┌──
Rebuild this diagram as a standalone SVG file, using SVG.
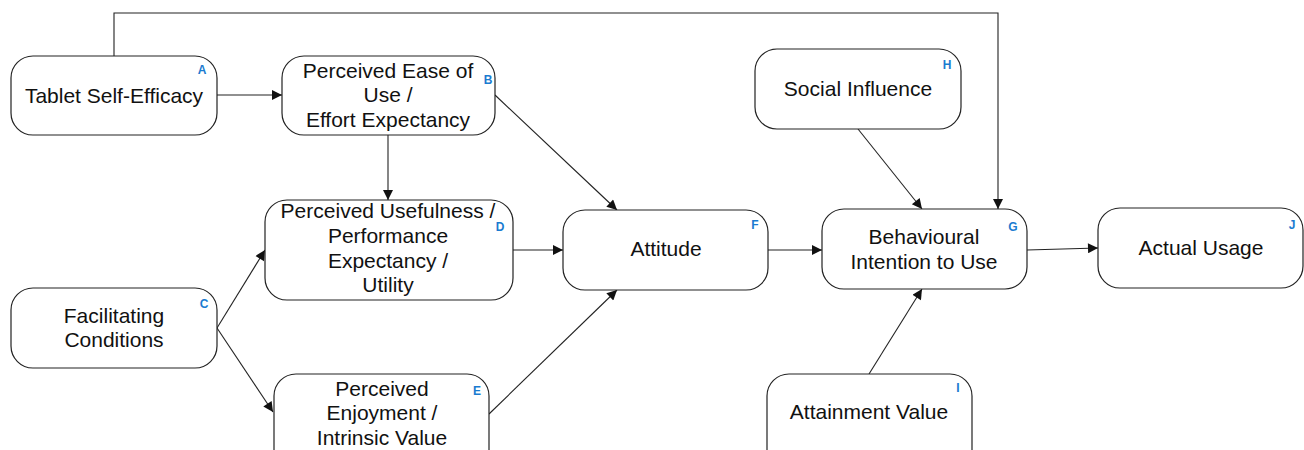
<svg xmlns="http://www.w3.org/2000/svg" width="1304" height="450" viewBox="0 0 1304 450">
<style>
.box{fill:#fff;stroke:#222;stroke-width:1.2}
.t{font-family:"Liberation Sans",Arial,sans-serif;font-size:21px;fill:#111;text-anchor:middle}
.l{font-family:"Liberation Sans",Arial,sans-serif;font-size:12px;font-weight:bold;fill:#1a7bd0;text-anchor:middle}
.c{fill:none;stroke:#222;stroke-width:1.1}
</style>
<defs>
<marker id="ah" viewBox="0 0 10 10" refX="10" refY="5" markerWidth="12" markerHeight="10" markerUnits="userSpaceOnUse" orient="auto">
<path d="M0,0 L10,5 L0,10 Z" fill="#111"/>
</marker>
</defs>
<rect width="1304" height="450" fill="#fff"/>
<g id="connectors">
<path class="c" d="M114,56 V13 H998 V209" marker-end="url(#ah)"/>
<line class="c" x1="217" y1="95" x2="282" y2="95" marker-end="url(#ah)"/>
<line class="c" x1="388" y1="135" x2="388" y2="200" marker-end="url(#ah)"/>
<line class="c" x1="495" y1="95" x2="617" y2="210" marker-end="url(#ah)"/>
<line class="c" x1="217" y1="328" x2="265" y2="250" marker-end="url(#ah)"/>
<line class="c" x1="217" y1="328" x2="273" y2="412" marker-end="url(#ah)"/>
<line class="c" x1="513" y1="250" x2="563" y2="250" marker-end="url(#ah)"/>
<line class="c" x1="489" y1="414" x2="617" y2="290" marker-end="url(#ah)"/>
<line class="c" x1="768" y1="250" x2="822" y2="250" marker-end="url(#ah)"/>
<line class="c" x1="858" y1="129" x2="922" y2="209" marker-end="url(#ah)"/>
<line class="c" x1="869" y1="374" x2="922" y2="289" marker-end="url(#ah)"/>
<line class="c" x1="1027" y1="250" x2="1098" y2="248" marker-end="url(#ah)"/>
</g>
<g id="A">
<rect class="box" x="11" y="56" width="206" height="79" rx="22"/>
<text class="t" x="114" y="103">Tablet Self-Efficacy</text>
<text class="l" x="202" y="74">A</text>
</g>
<g id="B">
<rect class="box" x="282" y="56" width="213" height="79" rx="22"/>
<text class="t" x="388" y="78">Perceived Ease of</text>
<text class="t" x="388" y="102">Use /</text>
<text class="t" x="388" y="127">Effort Expectancy</text>
<text class="l" x="488" y="84">B</text>
</g>
<g id="C">
<rect class="box" x="11" y="288" width="206" height="80" rx="22"/>
<text class="t" x="114" y="323">Facilitating</text>
<text class="t" x="114" y="347">Conditions</text>
<text class="l" x="204" y="308">C</text>
</g>
<g id="D">
<rect class="box" x="265" y="200" width="248" height="100" rx="22"/>
<text class="t" x="388" y="218">Perceived Usefulness /</text>
<text class="t" x="388" y="243">Performance</text>
<text class="t" x="388" y="268">Expectancy /</text>
<text class="t" x="388" y="292">Utility</text>
<text class="l" x="500" y="231">D</text>
</g>
<g id="E">
<rect class="box" x="274" y="374" width="215" height="100" rx="22"/>
<text class="t" x="382" y="396">Perceived</text>
<text class="t" x="382" y="420">Enjoyment /</text>
<text class="t" x="382" y="445">Intrinsic Value</text>
<text class="l" x="477" y="395">E</text>
</g>
<g id="F">
<rect class="box" x="563" y="210" width="205" height="80" rx="22"/>
<text class="t" x="666" y="256">Attitude</text>
<text class="l" x="755" y="229">F</text>
</g>
<g id="G">
<rect class="box" x="822" y="209" width="205" height="80" rx="22"/>
<text class="t" x="924" y="244">Behavioural</text>
<text class="t" x="924" y="269">Intention to Use</text>
<text class="l" x="1013" y="231">G</text>
</g>
<g id="H">
<rect class="box" x="755" y="49" width="206" height="80" rx="22"/>
<text class="t" x="858" y="96">Social Influence</text>
<text class="l" x="947" y="69">H</text>
</g>
<g id="I">
<rect class="box" x="767" y="374" width="205" height="100" rx="22"/>
<text class="t" x="869" y="419">Attainment Value</text>
<text class="l" x="958" y="392">I</text>
</g>
<g id="J">
<rect class="box" x="1098" y="208" width="205" height="80" rx="22"/>
<text class="t" x="1201" y="255">Actual Usage</text>
<text class="l" x="1292" y="229">J</text>
</g>
</svg>
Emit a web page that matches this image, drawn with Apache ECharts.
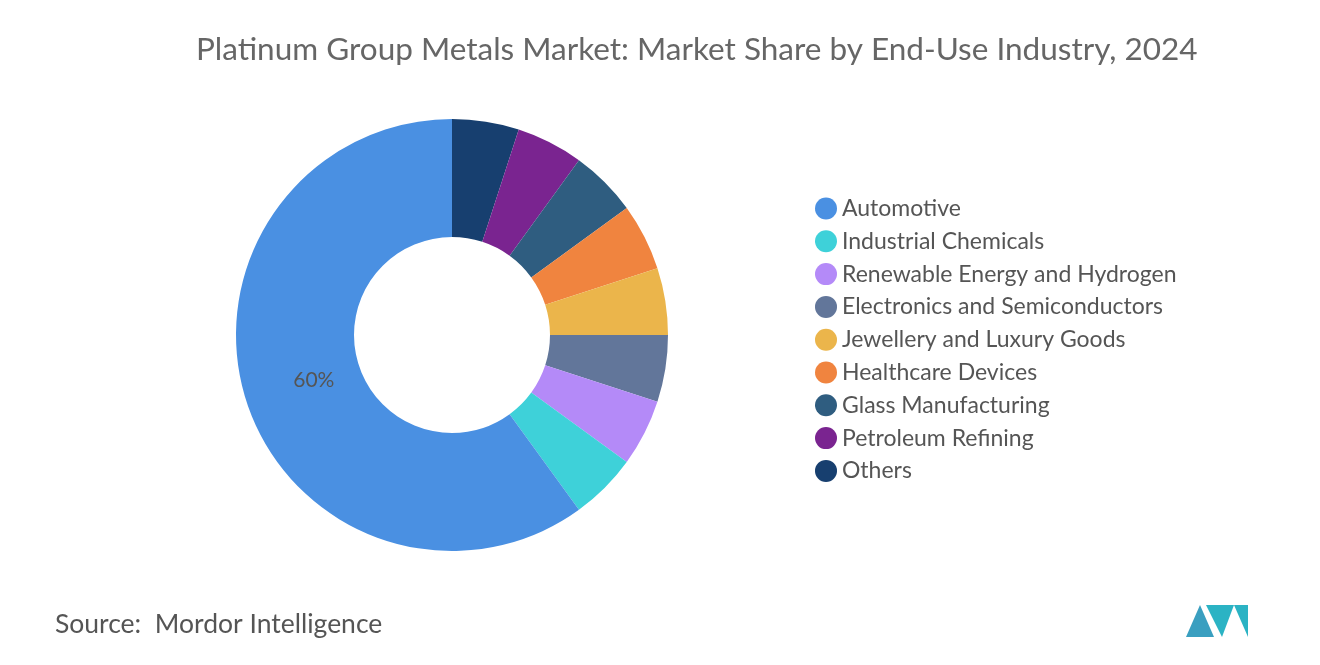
<!DOCTYPE html>
<html><head><meta charset="utf-8">
<script src="https://cdn.jsdelivr.net/npm/echarts@6/dist/echarts.min.js"></script>
<style>html,body{margin:0;padding:0;background:#fff}#c{width:1320px;height:665px}</style>
</head><body><div id="c"></div>
<script>
const legendOrder = ["Automotive","Industrial Chemicals","Renewable Energy and Hydrogen","Electronics and Semiconductors","Jewellery and Luxury Goods","Healthcare Devices","Glass Manufacturing","Petroleum Refining","Others"];
const categories = ["Others","Petroleum Refining","Glass Manufacturing","Healthcare Devices","Jewellery and Luxury Goods","Electronics and Semiconductors","Renewable Energy and Hydrogen","Industrial Chemicals","Automotive"];
const values = [5,5,5,5,5,5,5,5,60];
const colors = ["#173f6f","#7a2490","#2f5d80","#f0843f","#ebb54b","#62769a","#b48af8","#3ed1d9","#4a90e2"];
const chart = echarts.init(document.getElementById('c'));
chart.setOption({
  animation:false,
  title:{text:"Platinum Group Metals Market: Market Share by End-Use Industry, 2024",left:191,top:29,
    textStyle:{fontFamily:'Lato',fontSize:31.5,fontWeight:'normal',color:'#666'}},
  legend:{orient:'vertical',left:810,top:192,itemGap:9.8,icon:'circle',itemWidth:22,itemHeight:24,
    data:legendOrder,textStyle:{fontFamily:'Lato',fontSize:23,color:'#555'}},
  graphic:[{type:'text',left:55,top:611,style:{text:'Source:  Mordor Intelligence',font:'26.5px Lato',fill:'#555'}},
    {type:'polygon',shape:{points:[[1186,637],[1200,605],[1214,637]]},style:{fill:'#3a9fc0'}},
    {type:'polygon',shape:{points:[[1206,605],[1222,637],[1234,605],[1248,637],[1248,605]]},style:{fill:'#2bb3c4'}}],
  series:[{type:'pie',center:[452,335],radius:[98,216],startAngle:90,clockwise:true,
    data:categories.map((n,i)=>({name:n,value:values[i],itemStyle:{color:colors[i]},
      label:{show:n==='Automotive'}})),
    label:{position:'inside',formatter:'{c}%',fontFamily:'Lato',fontSize:21,color:'#555',offset:[14,-4]},
    labelLine:{show:false}}]
});
</script></body></html>
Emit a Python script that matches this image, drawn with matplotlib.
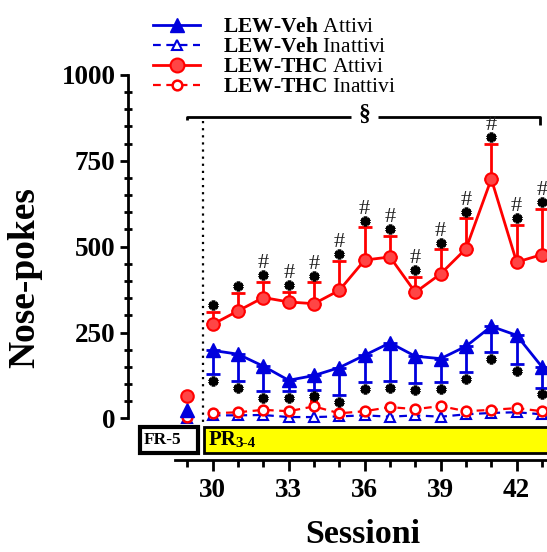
import numpy as np
import matplotlib.pyplot as plt
from matplotlib.patches import Rectangle
from matplotlib.lines import Line2D

plt.rcParams['font.family'] = ['Liberation Serif', 'DejaVu Serif']
plt.rcParams['mathtext.fontset'] = 'custom'
plt.rcParams['mathtext.rm'] = 'Liberation Serif'
plt.rcParams['mathtext.bf'] = 'Liberation Serif:bold'

# FR-5 session (29) and PR sessions (30-43)
fr_session = 29
fr_veh_att = 25
fr_thc_att = 65
fr_veh_inatt = 2
fr_thc_inatt = 3

sessions = np.arange(30, 44)
veh_att = np.array([198, 187, 152, 111, 125, 148, 184, 220, 181, 174, 210, 268, 242, 150])
veh_att_sem = np.array([68, 79, 73, 32, 41, 79, 78, 111, 78, 68, 75, 75, 85, 60])
thc_att = np.array([274, 313, 352, 339, 334, 373, 461, 470, 367, 421, 494, 697, 455, 477])
thc_att_sem = np.array([36, 52, 45, 29, 62, 85, 95, 61, 45, 71, 88, 102, 108, 134])
veh_inatt = np.array([9, 9, 10, 4, 4, 6, 9, 5, 9, 5, 12, 16, 18, 12])
thc_inatt = np.array([15, 18, 25, 21, 35, 15, 21, 33, 27, 36, 21, 25, 30, 21])
thc_inatt_sem = np.array([4, 4, 4, 4, 17, 4, 4, 4, 4, 7, 4, 4, 4, 4])
hash_mark = sessions >= 32

blue = '#0000dd'
red = '#ff0000'
red_fill = '#ff4545'

fig = plt.figure(figsize=(5.47, 5.52), dpi=100)
ax = fig.add_axes([128/547, 92/552, 419/547, 460/552])

# inactive
ax.plot(sessions, veh_inatt, ls=(0, (3.5, 2.5)), lw=1.6, color=blue, marker='^',
        ms=6.5, mfc='white', mec=blue, mew=1.5, zorder=3)
ax.errorbar(sessions, thc_inatt, yerr=[np.zeros_like(thc_inatt_sem), thc_inatt_sem],
            fmt='none', ecolor=red, elinewidth=1.5, capsize=3, capthick=1.5, zorder=3)
ax.plot(sessions, thc_inatt, ls=(0, (3.5, 2.5)), lw=1.6, color=red, marker='o',
        ms=7, mfc='white', mec=red, mew=1.8, zorder=4)

# active
ax.errorbar(sessions, veh_att, yerr=[veh_att_sem, np.zeros_like(veh_att_sem)],
            fmt='none', ecolor=blue, elinewidth=2, capsize=4.7, capthick=2, zorder=4)
ax.plot(sessions, veh_att, '-', lw=2, color=blue, marker='^', ms=10, mfc=blue, mec=blue, zorder=5)
ax.errorbar(sessions, thc_att, yerr=[np.zeros_like(thc_att_sem), thc_att_sem],
            fmt='none', ecolor=red, elinewidth=2, capsize=4.7, capthick=2, zorder=4)
ax.plot(sessions, thc_att, '-', lw=2, color=red, marker='o', ms=9, mfc=red_fill, mec=red,
        mew=1.5, zorder=5)

# FR-5 points
ax.plot([fr_session], [fr_veh_inatt], ls='none', marker='^', ms=6.5, mfc='white', mec=blue, mew=1.5, zorder=3)
ax.plot([fr_session], [fr_thc_inatt], ls='none', marker='o', ms=7, mfc='white', mec=red, mew=1.8, zorder=4)
ax.plot([fr_session], [fr_veh_att], ls='none', marker='^', ms=10, color=blue, zorder=5)
ax.plot([fr_session], [fr_thc_att], ls='none', marker='o', ms=9, mfc=red_fill, mec=red, mew=1.5, zorder=5)

# significance marks
star = (6, 2, 0)
ax.plot(sessions, veh_att - veh_att_sem - 20, ls='none', marker=star, ms=7, mew=2.6, color='k', zorder=6)
ax.plot(sessions, thc_att + thc_att_sem + 20, ls='none', marker=star, ms=7, mew=2.6, color='k', zorder=6)
for s, m, e, h in zip(sessions, thc_att, thc_att_sem, hash_mark):
    if h:
        ax.text(s, m + e + 53, '#', ha='center', va='center', fontsize=16, color='#222222')

# bracket and section sign
ax.plot([29, 29, 35.46], [869, 878, 878], color='k', lw=2, solid_capstyle='butt')
ax.plot([36.53, 42.92, 42.92], [878, 878, 854], color='k', lw=2, solid_capstyle='butt')
ax.text(36.0, 884, '§', ha='center', va='center', fontsize=17, fontweight='bold')
ax.plot([29.6, 29.6], [866, -15], color='k', lw=1.6, ls=(0, (1, 2.2)))

# phase boxes
ax.add_patch(Rectangle((27.13, -102), 2.29, 76, facecolor='white', edgecolor='k', lw=3, zorder=2))
ax.add_patch(Rectangle((29.66, -102), 14.5, 76, facecolor='#ffff00', edgecolor='k', lw=2, zorder=2))
ax.text(27.28, -64, 'FR-5', ha='left', va='center', fontsize=12.5, fontweight='bold')
ax.text(29.85, -62, 'PR', ha='left', va='center', fontsize=15, fontweight='bold')
ax.text(30.88, -72, '3-4', ha='left', va='center', fontsize=11, fontweight='bold')

# axes
ax.set_xlim(26.656, 43.198)
ax.set_ylim(-121, 1218)
for side in ['top', 'right']:
    ax.spines[side].set_visible(False)
ax.spines['left'].set_bounds(0, 1000)
ax.spines['bottom'].set_bounds(28.51, 43.198)
ax.spines['left'].set_linewidth(2)
ax.spines['bottom'].set_linewidth(2)
ax.set_yticks([0, 250, 500, 750, 1000])
ax.set_yticks(np.arange(0, 1001, 50), minor=True)
ax.set_xticks([30, 33, 36, 39, 42])
ax.set_xticks(np.arange(29, 44), minor=True)
ax.tick_params(axis='y', which='major', direction='out', length=6, width=2, pad=3, labelsize=19.5)
ax.tick_params(axis='y', which='minor', direction='inout', length=6, width=2)
ax.tick_params(axis='x', which='major', direction='out', length=8, width=2, pad=5, labelsize=19.5)
ax.tick_params(axis='x', which='minor', direction='out', length=5, width=2)
for lab in ax.get_xticklabels() + ax.get_yticklabels():
    lab.set_fontweight('bold')

ax.set_ylabel('Nose-pokes', fontsize=27, fontweight='bold')
ax.yaxis.set_label_coords(-0.205, 0.397)
ax.set_xlabel('Sessioni', fontsize=24.5, fontweight='bold', va='baseline')
ax.xaxis.set_label_coords(0.561, (460 - 543) / 460)

handles = [
    Line2D([], [], color=blue, lw=2, marker='^', ms=10),
    Line2D([], [], color=blue, lw=1.6, ls=(0, (3.5, 2.5)), marker='^', ms=6.5, mfc='white', mew=1.5),
    Line2D([], [], color=red, lw=2, marker='o', ms=10, mfc=red_fill, mew=1.5),
    Line2D([], [], color=red, lw=1.6, ls=(0, (3.5, 2.5)), marker='o', ms=7, mfc='white', mew=1.8),
]
labels = [
    r'$\mathbf{LEW}$-$\mathbf{Veh}$ Attivi',
    r'$\mathbf{LEW}$-$\mathbf{Veh}$ Inattivi',
    r'$\mathbf{LEW}$-$\mathbf{THC}$ Attivi',
    r'$\mathbf{LEW}$-$\mathbf{THC}$ Inattivi',
]
fig.legend(handles, labels, loc='upper left', bbox_to_anchor=(153/547, 1 - 17/552),
           frameon=False, fontsize=15.5, handlelength=2.2, handletextpad=1.05,
           labelspacing=0.0, borderpad=0, borderaxespad=0)

fig.savefig('out.png', dpi=100)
└──
__Task objective__.
Leaving the pictures out, write out exactly the lines from the line containing "Emit a Python" through the line containing "from matplotlib.lines import Line2D", both included.

__Solution__.
Emit a Python script that matches this image, drawn with matplotlib.
import numpy as np
import matplotlib.pyplot as plt
from matplotlib.patches import Rectangle
from matplotlib.lines import Line2D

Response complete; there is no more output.